Is Visualisation needed for exploratory analysis?

  1. In data validation, does one really need visualisation or can a lot of these be automated? Example check Anova for variations in numeric features. For categorical features use KL Divergence or ChiSquare tests to measure differences between eval dataset and training dataset.

  2. What do we do with categorical features with large domains and also high number of empty values in the data validation stage? Is it expected that the model knows how to handle it?

  3. Aren’t covariance between features also necessary for data validation? For example
    In training set, categorical feature A has a domain of 10 and categorical feature B also has a domain of 10 values.
    While in the evaluation set features A and B show identical distribution to the training set but distribution of A x B is not similar. Doesn’t this pose a problem on model accuracy?

  1. You can perform a bunch of statistical tests to confirm the nature of features in the given dataset. The visualization produced by tfdv considers point summary, simple missing data statistics and a histogram plot with 10 bins that shows the distribution of data points. If we were to consider the computational requirements for performing these statistical tests for a huge number of data points, data visualization would provide quicker feedback.
  2. I haven’t seen a dataset with the attributes you’ve mentioned. Imputation techniques are often used to fill missing values. Also, do see if a method like clustering can help reduce the number of categories and thereby reduce the number of missing values.
  3. Please explain AxB keeping this in perspective. Are you referring to a feature cross?

Thanks Mentor.

Follow up on 1. Please explain AxB keeping this in perspective. Are you referring to a feature cross?

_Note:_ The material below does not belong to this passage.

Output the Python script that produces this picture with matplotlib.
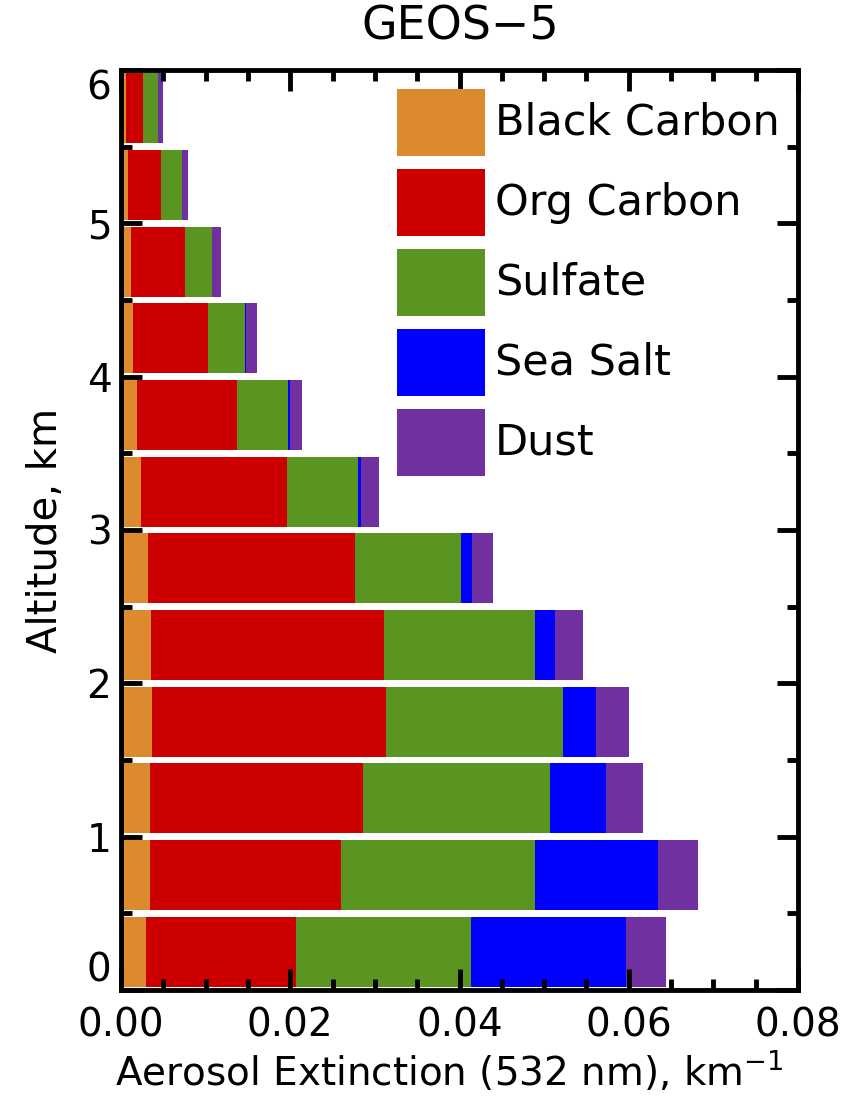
import matplotlib
matplotlib.use("Agg")
import matplotlib.pyplot as plt
from matplotlib.patches import Rectangle
from matplotlib.ticker import MultipleLocator
import numpy as np

plt.rcParams['font.family'] = ['DejaVu Sans']

# Altitude bins (km): bottom edge of each 0.5 km layer
layer_bottoms = [0.0, 0.5, 1.0, 1.5, 2.0, 2.5, 3.0, 3.5, 4.0, 4.5, 5.0, 5.5]

# Aerosol extinction by species (km^-1), one value per layer
black_carbon = [0.0030, 0.0034, 0.0034, 0.0037, 0.0035, 0.0032, 0.0024, 0.0019, 0.0014, 0.0012, 0.0008, 0.0006]
org_carbon   = [0.0177, 0.0226, 0.0252, 0.0276, 0.0276, 0.0245, 0.0172, 0.0118, 0.0089, 0.0063, 0.0039, 0.0020]
sulfate      = [0.0207, 0.0229, 0.0221, 0.0209, 0.0178, 0.0125, 0.0084, 0.0060, 0.0044, 0.0032, 0.0025, 0.0018]
sea_salt     = [0.0183, 0.0146, 0.0066, 0.0039, 0.0024, 0.0013, 0.0004, 0.0003, 0.0001, 0.0001, 0.0000, 0.0000]
dust         = [0.0047, 0.0047, 0.0044, 0.0039, 0.0033, 0.0025, 0.0021, 0.0014, 0.0013, 0.0010, 0.0007, 0.0006]

species = ["Black Carbon", "Org Carbon", "Sulfate", "Sea Salt", "Dust"]
colors = ["#DB8A2D", "#CC0000", "#5B9521", "#0000FF", "#7030A0"]
series = [black_carbon, org_carbon, sulfate, sea_salt, dust]

fig = plt.figure(figsize=(8.5, 11), dpi=100)
ax = fig.add_axes([0.1424, 0.1, 0.7964, 0.8364])

layer_height = 0.5
centers = np.array(layer_bottoms) + layer_height / 2
left = np.zeros(len(layer_bottoms))
for vals, col in zip(series, colors):
    vals = np.array(vals)
    ax.barh(centers, vals, height=0.455, left=left, color=col, edgecolor='none')
    left += vals

ax.set_xlim(0, 0.08)
ax.set_ylim(0, 6)

ax.xaxis.set_minor_locator(MultipleLocator(0.005))
ax.yaxis.set_minor_locator(MultipleLocator(0.5))
ax.set_xticks(np.arange(0, 0.081, 0.02))
ax.set_xticklabels([f"{v:.2f}" for v in np.arange(0, 0.081, 0.02)])
ax.set_yticks(range(0, 7))
ax.set_yticklabels([str(v) for v in range(0, 7)])

for s in ax.spines.values():
    s.set_linewidth(3.5)
    s.set_zorder(5)

ax.tick_params(which='both', direction='in', top=True, right=True, width=3.5)
ax.tick_params(which='major', length=15)
ax.tick_params(which='minor', length=8)
ax.tick_params(axis='x', labelsize=28, pad=12)
ax.tick_params(axis='y', labelsize=28, pad=7)

# keep the end labels of the altitude axis inside the frame
ylabels = ax.get_yticklabels()
ylabels[0].set_va('bottom')
ylabels[-1].set_va('top')

ax.set_xlabel("Aerosol Extinction (532 nm), km$^{-1}$", fontsize=28)
ax.xaxis.set_label_coords(0.485, -0.064)
ax.set_ylabel("Altitude, km", fontsize=29, labelpad=15)
fig.text(0.541, 0.975, "GEOS\u22125", ha='center', va='center', fontsize=33)

# Legend boxes with labels
box_x, box_w, box_h = 0.4077, 0.130, 0.0728
top = 0.9793
step = 0.087
for i, (name, col) in enumerate(zip(species, colors)):
    y_top = top - i * step
    ax.add_patch(Rectangle((box_x, y_top - box_h), box_w, box_h, transform=ax.transAxes,
                           facecolor=col, edgecolor='none', zorder=4))
    ax.text(0.5525, y_top - box_h / 2, name, transform=ax.transAxes,
            ha='left', va='center', fontsize=31, zorder=4)

fig.savefig("out.png", dpi=100)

Lets say A = [1,2,…10] - 10 distinct values
Lets say B = [1,2,…10] - 10 distinct values
Thus AxB = 100 possible values

In the training set, lets say A & B appear with a pattern
A,B
1,1
2,2
1,2
2,1
3,3
4,4
5,5
(much less than all of the possible values of AxB which is 100)

But the serving set shows all 100 possible values.

Hope this helps clarify.

You’re performed a feature cross i.e. cross join in database terms.
For a model to be effective, distribution of training dataset should be as close as possible to the serving dataset. Odds are good that you are observing a covariate shift or dataset shift across training and serving datasets.

Since the model can learn only from what is known, we have 2 options:

  1. Add rows to the training dataset that cover the feature space covered in the serving dataset and train the model. (preferred)
  2. Have an unknown category for feature crosses that don’t exist in training data and train the model where the crossing produces unknown cross i.e. simulate unknown feature crossing.